-- Start Data section --

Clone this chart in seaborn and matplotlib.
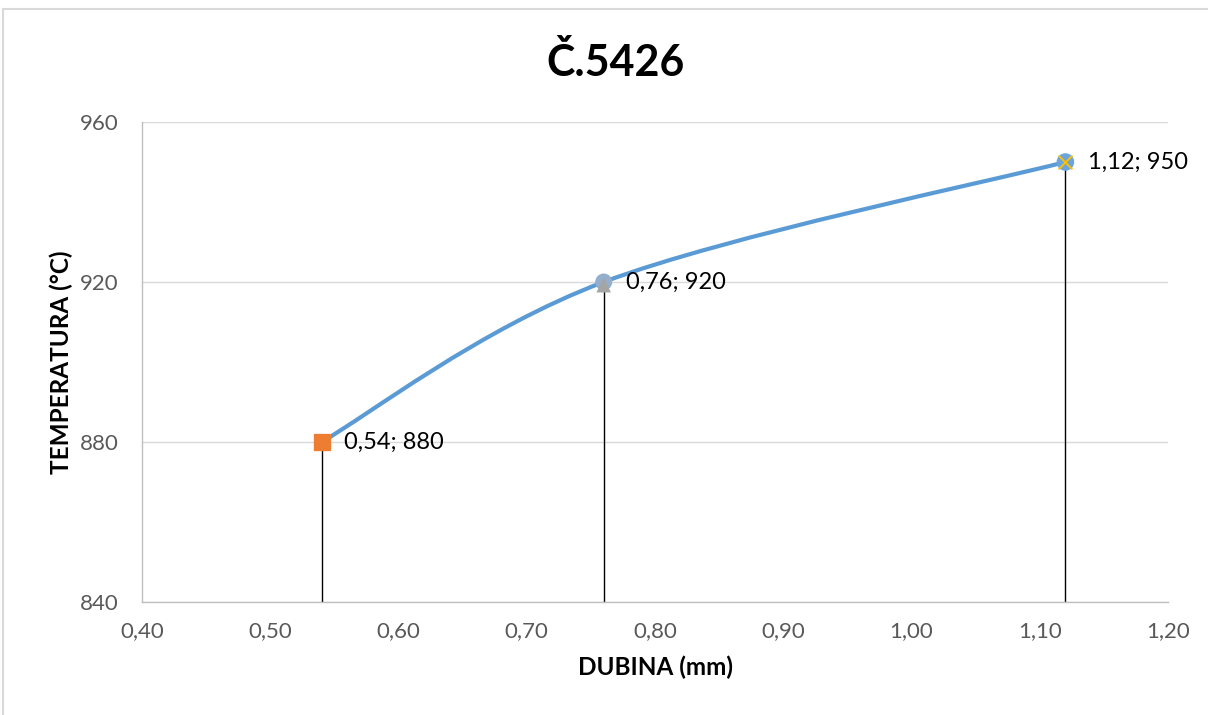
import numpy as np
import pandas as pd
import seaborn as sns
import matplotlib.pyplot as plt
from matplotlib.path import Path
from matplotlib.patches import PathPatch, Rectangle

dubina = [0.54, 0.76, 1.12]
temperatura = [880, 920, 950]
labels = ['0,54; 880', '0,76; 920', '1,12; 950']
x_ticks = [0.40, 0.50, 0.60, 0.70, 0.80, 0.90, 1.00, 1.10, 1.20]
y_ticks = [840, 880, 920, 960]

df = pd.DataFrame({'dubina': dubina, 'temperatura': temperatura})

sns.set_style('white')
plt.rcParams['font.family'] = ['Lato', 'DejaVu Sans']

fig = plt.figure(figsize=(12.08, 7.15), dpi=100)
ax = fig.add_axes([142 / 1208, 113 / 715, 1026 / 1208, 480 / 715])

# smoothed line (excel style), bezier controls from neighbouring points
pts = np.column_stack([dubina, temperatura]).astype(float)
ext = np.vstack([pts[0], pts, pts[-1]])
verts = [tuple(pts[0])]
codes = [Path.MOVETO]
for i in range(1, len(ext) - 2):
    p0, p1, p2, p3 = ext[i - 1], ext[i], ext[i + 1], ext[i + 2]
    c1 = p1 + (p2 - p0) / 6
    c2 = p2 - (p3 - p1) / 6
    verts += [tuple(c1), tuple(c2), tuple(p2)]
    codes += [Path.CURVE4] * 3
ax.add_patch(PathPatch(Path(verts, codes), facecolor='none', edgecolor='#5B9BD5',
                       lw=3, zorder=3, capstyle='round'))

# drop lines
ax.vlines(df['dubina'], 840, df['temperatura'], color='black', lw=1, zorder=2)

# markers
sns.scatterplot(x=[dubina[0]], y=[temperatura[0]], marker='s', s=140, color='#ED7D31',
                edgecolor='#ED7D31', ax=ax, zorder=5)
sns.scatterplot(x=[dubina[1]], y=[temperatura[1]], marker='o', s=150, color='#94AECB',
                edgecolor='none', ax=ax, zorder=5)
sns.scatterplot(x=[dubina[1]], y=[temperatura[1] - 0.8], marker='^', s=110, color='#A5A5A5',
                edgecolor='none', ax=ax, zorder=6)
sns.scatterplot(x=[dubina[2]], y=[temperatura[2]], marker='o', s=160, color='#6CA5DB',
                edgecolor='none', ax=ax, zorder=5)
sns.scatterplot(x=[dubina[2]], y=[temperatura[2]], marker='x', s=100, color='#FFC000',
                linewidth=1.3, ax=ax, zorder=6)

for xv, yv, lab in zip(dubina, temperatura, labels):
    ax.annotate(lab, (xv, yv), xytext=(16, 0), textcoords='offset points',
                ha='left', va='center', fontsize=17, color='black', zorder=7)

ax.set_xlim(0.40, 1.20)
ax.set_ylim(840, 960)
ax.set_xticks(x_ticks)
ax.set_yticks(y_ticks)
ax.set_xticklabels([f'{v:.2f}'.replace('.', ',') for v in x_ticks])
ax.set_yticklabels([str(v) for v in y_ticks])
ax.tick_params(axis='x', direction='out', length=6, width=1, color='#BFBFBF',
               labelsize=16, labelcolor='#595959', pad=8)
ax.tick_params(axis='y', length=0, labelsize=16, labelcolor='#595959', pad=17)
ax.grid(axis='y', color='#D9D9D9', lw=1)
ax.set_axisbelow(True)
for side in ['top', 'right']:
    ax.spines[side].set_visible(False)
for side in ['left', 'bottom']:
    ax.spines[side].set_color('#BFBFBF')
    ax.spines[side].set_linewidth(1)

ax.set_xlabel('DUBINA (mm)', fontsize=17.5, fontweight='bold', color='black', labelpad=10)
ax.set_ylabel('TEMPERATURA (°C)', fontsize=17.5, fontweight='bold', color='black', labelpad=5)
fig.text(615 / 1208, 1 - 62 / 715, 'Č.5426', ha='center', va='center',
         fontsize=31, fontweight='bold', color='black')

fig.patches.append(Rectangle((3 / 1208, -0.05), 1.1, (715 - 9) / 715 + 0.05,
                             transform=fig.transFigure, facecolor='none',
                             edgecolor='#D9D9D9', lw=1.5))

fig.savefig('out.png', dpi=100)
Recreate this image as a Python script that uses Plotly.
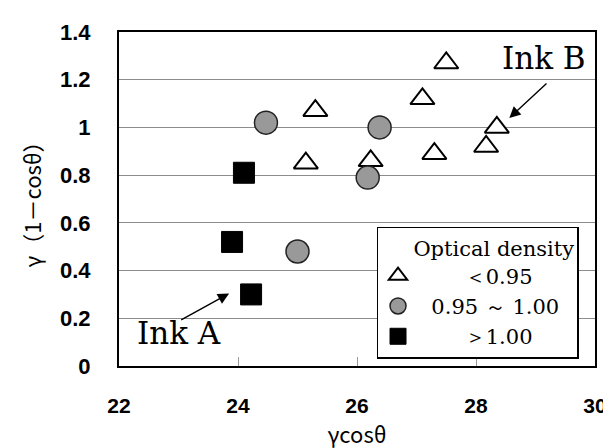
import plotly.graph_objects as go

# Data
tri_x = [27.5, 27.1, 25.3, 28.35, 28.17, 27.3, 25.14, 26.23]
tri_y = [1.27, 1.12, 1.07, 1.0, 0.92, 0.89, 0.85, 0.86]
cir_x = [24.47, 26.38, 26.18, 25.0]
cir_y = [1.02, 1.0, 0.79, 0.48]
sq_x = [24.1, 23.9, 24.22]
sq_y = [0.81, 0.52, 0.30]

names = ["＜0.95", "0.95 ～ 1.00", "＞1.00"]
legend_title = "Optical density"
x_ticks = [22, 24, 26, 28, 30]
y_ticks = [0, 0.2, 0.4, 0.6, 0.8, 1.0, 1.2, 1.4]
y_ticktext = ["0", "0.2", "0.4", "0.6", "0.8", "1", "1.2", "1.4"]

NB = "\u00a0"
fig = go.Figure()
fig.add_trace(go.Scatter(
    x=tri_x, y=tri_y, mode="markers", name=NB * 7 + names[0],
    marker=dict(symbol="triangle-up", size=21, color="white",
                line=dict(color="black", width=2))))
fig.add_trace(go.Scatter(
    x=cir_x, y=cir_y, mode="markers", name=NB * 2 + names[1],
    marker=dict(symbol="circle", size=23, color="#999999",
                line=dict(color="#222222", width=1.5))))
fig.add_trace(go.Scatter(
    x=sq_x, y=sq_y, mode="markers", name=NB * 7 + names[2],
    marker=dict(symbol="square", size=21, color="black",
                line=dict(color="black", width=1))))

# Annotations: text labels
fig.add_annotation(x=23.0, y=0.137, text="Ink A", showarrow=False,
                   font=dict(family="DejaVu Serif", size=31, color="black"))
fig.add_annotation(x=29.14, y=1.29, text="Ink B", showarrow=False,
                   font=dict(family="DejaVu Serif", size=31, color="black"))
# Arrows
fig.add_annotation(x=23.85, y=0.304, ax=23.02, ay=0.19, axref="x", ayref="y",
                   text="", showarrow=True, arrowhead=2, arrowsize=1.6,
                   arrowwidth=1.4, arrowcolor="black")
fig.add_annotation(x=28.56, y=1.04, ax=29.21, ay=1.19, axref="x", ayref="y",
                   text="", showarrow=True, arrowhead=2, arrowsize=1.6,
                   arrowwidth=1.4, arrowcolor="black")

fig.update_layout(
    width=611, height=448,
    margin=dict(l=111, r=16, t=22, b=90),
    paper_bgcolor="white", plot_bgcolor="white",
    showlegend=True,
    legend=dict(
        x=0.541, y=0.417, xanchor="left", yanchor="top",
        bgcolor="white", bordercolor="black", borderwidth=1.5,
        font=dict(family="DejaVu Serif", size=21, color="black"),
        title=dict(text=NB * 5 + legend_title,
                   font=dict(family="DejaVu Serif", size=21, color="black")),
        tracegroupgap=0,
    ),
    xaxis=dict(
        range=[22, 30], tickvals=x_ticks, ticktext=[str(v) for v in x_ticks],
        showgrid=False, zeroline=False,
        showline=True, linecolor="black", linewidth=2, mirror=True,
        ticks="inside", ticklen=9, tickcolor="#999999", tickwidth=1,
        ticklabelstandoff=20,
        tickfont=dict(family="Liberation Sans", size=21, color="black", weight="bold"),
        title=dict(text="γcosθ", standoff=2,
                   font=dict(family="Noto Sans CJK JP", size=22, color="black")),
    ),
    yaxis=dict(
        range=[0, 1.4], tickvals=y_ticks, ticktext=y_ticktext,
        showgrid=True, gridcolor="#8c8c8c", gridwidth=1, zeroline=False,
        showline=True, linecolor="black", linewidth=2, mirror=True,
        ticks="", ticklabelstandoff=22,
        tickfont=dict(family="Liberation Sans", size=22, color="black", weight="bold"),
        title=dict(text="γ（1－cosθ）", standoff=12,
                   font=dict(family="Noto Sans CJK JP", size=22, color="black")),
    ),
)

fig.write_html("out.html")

-- End Data section --
-- Start Data section --

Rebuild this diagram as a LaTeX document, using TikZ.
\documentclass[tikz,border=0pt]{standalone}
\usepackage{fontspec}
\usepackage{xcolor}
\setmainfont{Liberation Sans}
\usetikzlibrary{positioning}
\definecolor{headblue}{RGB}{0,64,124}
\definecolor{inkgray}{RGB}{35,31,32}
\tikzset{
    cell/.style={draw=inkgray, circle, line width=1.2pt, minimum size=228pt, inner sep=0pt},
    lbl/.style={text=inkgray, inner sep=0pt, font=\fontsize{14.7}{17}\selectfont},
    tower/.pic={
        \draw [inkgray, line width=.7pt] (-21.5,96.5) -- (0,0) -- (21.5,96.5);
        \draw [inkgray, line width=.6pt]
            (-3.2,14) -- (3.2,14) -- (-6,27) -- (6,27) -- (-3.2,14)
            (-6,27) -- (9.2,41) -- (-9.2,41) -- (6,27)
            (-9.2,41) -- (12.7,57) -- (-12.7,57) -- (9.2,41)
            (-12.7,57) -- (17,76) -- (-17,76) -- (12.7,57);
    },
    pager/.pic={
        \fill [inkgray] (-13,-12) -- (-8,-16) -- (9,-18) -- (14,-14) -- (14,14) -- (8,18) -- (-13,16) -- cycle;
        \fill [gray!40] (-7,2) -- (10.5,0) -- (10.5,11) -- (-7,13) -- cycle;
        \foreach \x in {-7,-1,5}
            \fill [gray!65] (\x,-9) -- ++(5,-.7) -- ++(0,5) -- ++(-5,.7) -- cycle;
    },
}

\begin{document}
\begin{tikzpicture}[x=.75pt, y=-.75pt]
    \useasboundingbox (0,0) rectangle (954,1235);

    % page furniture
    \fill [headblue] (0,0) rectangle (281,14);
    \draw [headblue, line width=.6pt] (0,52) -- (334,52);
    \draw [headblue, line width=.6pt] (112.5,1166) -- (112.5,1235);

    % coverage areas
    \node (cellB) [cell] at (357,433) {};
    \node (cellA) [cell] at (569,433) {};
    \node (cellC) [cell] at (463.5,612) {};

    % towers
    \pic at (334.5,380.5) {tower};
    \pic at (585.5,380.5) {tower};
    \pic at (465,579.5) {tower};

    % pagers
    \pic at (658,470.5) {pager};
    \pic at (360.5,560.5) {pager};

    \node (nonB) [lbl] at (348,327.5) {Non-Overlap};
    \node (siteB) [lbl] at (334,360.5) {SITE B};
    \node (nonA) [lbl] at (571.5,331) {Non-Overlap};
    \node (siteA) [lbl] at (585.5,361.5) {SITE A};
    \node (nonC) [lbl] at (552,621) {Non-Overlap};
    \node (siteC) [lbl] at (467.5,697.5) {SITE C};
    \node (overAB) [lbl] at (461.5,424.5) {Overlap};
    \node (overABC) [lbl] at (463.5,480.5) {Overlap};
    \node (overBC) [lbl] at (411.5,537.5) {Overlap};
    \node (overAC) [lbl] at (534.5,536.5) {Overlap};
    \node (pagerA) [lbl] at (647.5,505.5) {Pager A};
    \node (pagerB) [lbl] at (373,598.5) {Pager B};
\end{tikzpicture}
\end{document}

-- End Data section --
-- Start Data section --

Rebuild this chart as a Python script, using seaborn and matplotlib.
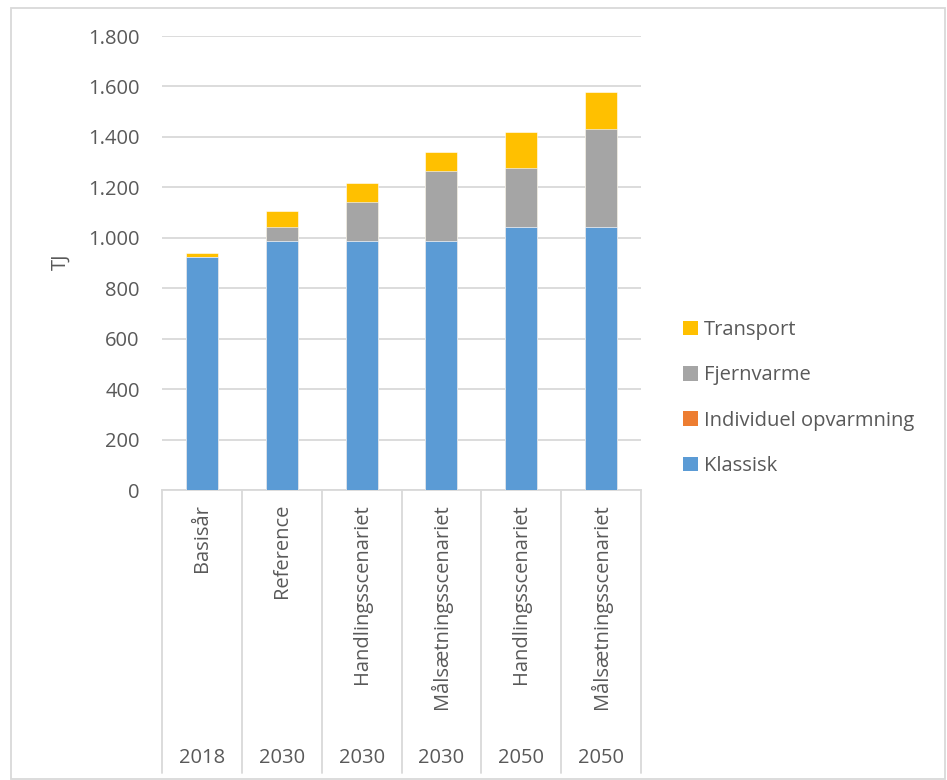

-- End Data section --

Requirements:
Pictures are not part of the copy. Write out only the lines from the one containing "Clone this chart in seaborn and matplotlib." through the one containing "lw=3, zorder=3, capstyle='round'))", exactly as they stand, both included.

Written solution:
Clone this chart in seaborn and matplotlib.
import numpy as np
import pandas as pd
import seaborn as sns
import matplotlib.pyplot as plt
from matplotlib.path import Path
from matplotlib.patches import PathPatch, Rectangle

dubina = [0.54, 0.76, 1.12]
temperatura = [880, 920, 950]
labels = ['0,54; 880', '0,76; 920', '1,12; 950']
x_ticks = [0.40, 0.50, 0.60, 0.70, 0.80, 0.90, 1.00, 1.10, 1.20]
y_ticks = [840, 880, 920, 960]

df = pd.DataFrame({'dubina': dubina, 'temperatura': temperatura})

sns.set_style('white')
plt.rcParams['font.family'] = ['Lato', 'DejaVu Sans']

fig = plt.figure(figsize=(12.08, 7.15), dpi=100)
ax = fig.add_axes([142 / 1208, 113 / 715, 1026 / 1208, 480 / 715])

# smoothed line (excel style), bezier controls from neighbouring points
pts = np.column_stack([dubina, temperatura]).astype(float)
ext = np.vstack([pts[0], pts, pts[-1]])
verts = [tuple(pts[0])]
codes = [Path.MOVETO]
for i in range(1, len(ext) - 2):
    p0, p1, p2, p3 = ext[i - 1], ext[i], ext[i + 1], ext[i + 2]
    c1 = p1 + (p2 - p0) / 6
    c2 = p2 - (p3 - p1) / 6
    verts += [tuple(c1), tuple(c2), tuple(p2)]
    codes += [Path.CURVE4] * 3
ax.add_patch(PathPatch(Path(verts, codes), facecolor='none', edgecolor='#5B9BD5',
                       lw=3, zorder=3, capstyle='round'))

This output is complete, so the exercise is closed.